To be done:
Quote the whole listing word for word. Do not include the pictures.

--- Collected material ---

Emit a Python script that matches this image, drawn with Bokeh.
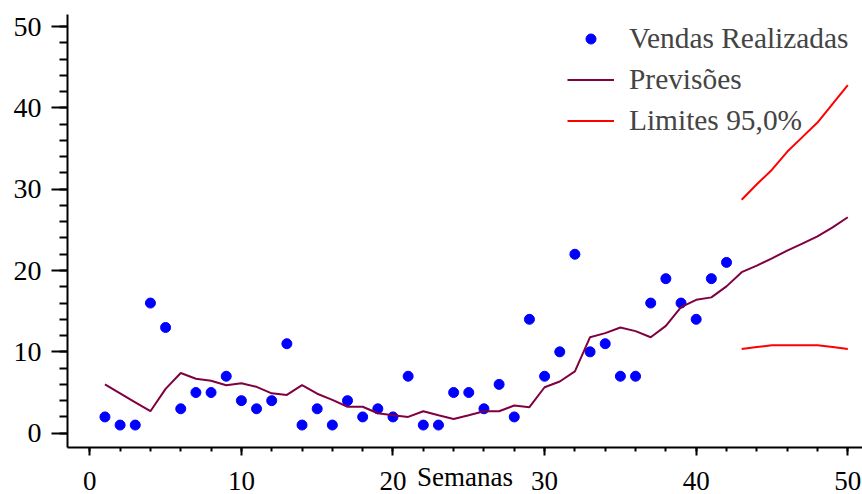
from bokeh.plotting import figure
from bokeh.models import SingleIntervalTicker, Range1d, Legend, LegendItem
from bokeh.embed import file_html
from bokeh.resources import INLINE

# Weekly sales, forecast and 95% forecast limits
semanas_vendas = list(range(1, 43))
vendas = [2, 1, 1, 16, 13, 3, 5, 5, 7, 4, 3, 4, 11, 1, 3, 1, 4, 2, 3, 2,
          7, 1, 1, 5, 5, 3, 6, 2, 14, 7, 10, 22, 10, 11, 7, 7, 16, 19, 16, 14,
          19, 21]

semanas_prev = list(range(1, 51))
previsoes = [6.0, 4.9, 3.8, 2.7, 5.45, 7.4, 6.7, 6.45, 5.9, 6.15,
             5.7, 4.9, 4.7, 5.9, 4.85, 4.1, 3.25, 3.25, 2.45, 2.2,
             2.0, 2.7, 2.2, 1.75, 2.2, 2.7, 2.7, 3.4, 3.2, 5.65,
             6.35, 7.6, 11.8, 12.3, 13.0, 12.55, 11.8, 13.2, 15.5, 16.4,
             16.7, 18.05, 19.8, 20.6, 21.5, 22.45, 23.3, 24.2, 25.3, 26.55]

semanas_lim = list(range(43, 51))
limite_sup = [28.7, 30.6, 32.4, 34.6, 36.4, 38.2, 40.5, 42.8]
limite_inf = [10.35, 10.6, 10.8, 10.8, 10.8, 10.8, 10.6, 10.35]

FONT = "'Liberation Serif'"

p = figure(frame_width=795, frame_height=433, output_backend="svg",
           toolbar_location=None,
           x_range=Range1d(-1.47, 50.97), y_range=Range1d(-1.76, 51.48),
           min_border_left=67, min_border_right=0, min_border_top=14,
           min_border_bottom=47)
p.outline_line_color = None
p.grid.grid_line_color = None
p.background_fill_color = "white"
p.border_fill_color = "white"

for ax, major_out, minor_out, size in ((p.xaxis[0], 8, 4, "27px"),
                                        (p.yaxis[0], 16, 8, "28px")):
    ax.ticker = SingleIntervalTicker(interval=10, num_minor_ticks=5)
    ax.axis_line_width = 2
    ax.axis_line_color = "black"
    ax.major_tick_line_width = 2
    ax.minor_tick_line_width = 2
    ax.major_tick_in = 0
    ax.minor_tick_in = 0
    ax.major_tick_out = major_out
    ax.minor_tick_out = minor_out
    ax.major_label_text_font = FONT
    ax.major_label_text_font_size = size
    ax.major_label_text_color = "black"
p.xaxis.major_label_standoff = 16
p.yaxis.major_label_standoff = 10

# axis title sits in the row of the tick labels, centred under the frame
p.xaxis.axis_label = "Semanas"
p.xaxis.axis_label_text_font = FONT
p.xaxis.axis_label_text_font_size = "27px"
p.xaxis.axis_label_text_font_style = "normal"
p.xaxis.axis_label_text_color = "black"
p.xaxis.axis_label_standoff = -31

r_vendas = p.scatter(semanas_vendas, vendas, size=10, color="#0000ff")
r_prev = p.line(semanas_prev, previsoes, line_color="#800040", line_width=2)
r_sup = p.line(semanas_lim, limite_sup, line_color="#ff0000", line_width=2)
p.line(semanas_lim, limite_inf, line_color="#ff0000", line_width=2)

legend = Legend(items=[
    LegendItem(label="Vendas Realizadas", renderers=[r_vendas]),
    LegendItem(label="Previsões", renderers=[r_prev]),
    LegendItem(label="Limites 95,0%", renderers=[r_sup]),
], location=(500, 310))
legend.border_line_color = None
legend.background_fill_alpha = 0
legend.label_text_font = FONT
legend.label_text_font_size = "29.4px"
legend.glyph_width = 47
legend.glyph_height = 25
legend.label_height = 33
legend.label_standoff = 15
legend.spacing = 8
legend.margin = 0
legend.padding = 4
p.add_layout(legend)

open("out.html", "w").write(file_html(p, INLINE))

---

Result for this exercise:
Emit a Python script that matches this image, drawn with Bokeh.
from bokeh.plotting import figure
from bokeh.models import SingleIntervalTicker, Range1d, Legend, LegendItem
from bokeh.embed import file_html
from bokeh.resources import INLINE

# Weekly sales, forecast and 95% forecast limits
semanas_vendas = list(range(1, 43))
vendas = [2, 1, 1, 16, 13, 3, 5, 5, 7, 4, 3, 4, 11, 1, 3, 1, 4, 2, 3, 2,
          7, 1, 1, 5, 5, 3, 6, 2, 14, 7, 10, 22, 10, 11, 7, 7, 16, 19, 16, 14,
          19, 21]

semanas_prev = list(range(1, 51))
previsoes = [6.0, 4.9, 3.8, 2.7, 5.45, 7.4, 6.7, 6.45, 5.9, 6.15,
             5.7, 4.9, 4.7, 5.9, 4.85, 4.1, 3.25, 3.25, 2.45, 2.2,
             2.0, 2.7, 2.2, 1.75, 2.2, 2.7, 2.7, 3.4, 3.2, 5.65,
             6.35, 7.6, 11.8, 12.3, 13.0, 12.55, 11.8, 13.2, 15.5, 16.4,
             16.7, 18.05, 19.8, 20.6, 21.5, 22.45, 23.3, 24.2, 25.3, 26.55]

semanas_lim = list(range(43, 51))
limite_sup = [28.7, 30.6, 32.4, 34.6, 36.4, 38.2, 40.5, 42.8]
limite_inf = [10.35, 10.6, 10.8, 10.8, 10.8, 10.8, 10.6, 10.35]

FONT = "'Liberation Serif'"

p = figure(frame_width=795, frame_height=433, output_backend="svg",
           toolbar_location=None,
           x_range=Range1d(-1.47, 50.97), y_range=Range1d(-1.76, 51.48),
           min_border_left=67, min_border_right=0, min_border_top=14,
           min_border_bottom=47)
p.outline_line_color = None
p.grid.grid_line_color = None
p.background_fill_color = "white"
p.border_fill_color = "white"

for ax, major_out, minor_out, size in ((p.xaxis[0], 8, 4, "27px"),
                                        (p.yaxis[0], 16, 8, "28px")):
    ax.ticker = SingleIntervalTicker(interval=10, num_minor_ticks=5)
    ax.axis_line_width = 2
    ax.axis_line_color = "black"
    ax.major_tick_line_width = 2
    ax.minor_tick_line_width = 2
    ax.major_tick_in = 0
    ax.minor_tick_in = 0
    ax.major_tick_out = major_out
    ax.minor_tick_out = minor_out
    ax.major_label_text_font = FONT
    ax.major_label_text_font_size = size
    ax.major_label_text_color = "black"
p.xaxis.major_label_standoff = 16
p.yaxis.major_label_standoff = 10

# axis title sits in the row of the tick labels, centred under the frame
p.xaxis.axis_label = "Semanas"
p.xaxis.axis_label_text_font = FONT
p.xaxis.axis_label_text_font_size = "27px"
p.xaxis.axis_label_text_font_style = "normal"
p.xaxis.axis_label_text_color = "black"
p.xaxis.axis_label_standoff = -31

r_vendas = p.scatter(semanas_vendas, vendas, size=10, color="#0000ff")
r_prev = p.line(semanas_prev, previsoes, line_color="#800040", line_width=2)
r_sup = p.line(semanas_lim, limite_sup, line_color="#ff0000", line_width=2)
p.line(semanas_lim, limite_inf, line_color="#ff0000", line_width=2)

legend = Legend(items=[
    LegendItem(label="Vendas Realizadas", renderers=[r_vendas]),
    LegendItem(label="Previsões", renderers=[r_prev]),
    LegendItem(label="Limites 95,0%", renderers=[r_sup]),
], location=(500, 310))
legend.border_line_color = None
legend.background_fill_alpha = 0
legend.label_text_font = FONT
legend.label_text_font_size = "29.4px"
legend.glyph_width = 47
legend.glyph_height = 25
legend.label_height = 33
legend.label_standoff = 15
legend.spacing = 8
legend.margin = 0
legend.padding = 4
p.add_layout(legend)

open("out.html", "w").write(file_html(p, INLINE))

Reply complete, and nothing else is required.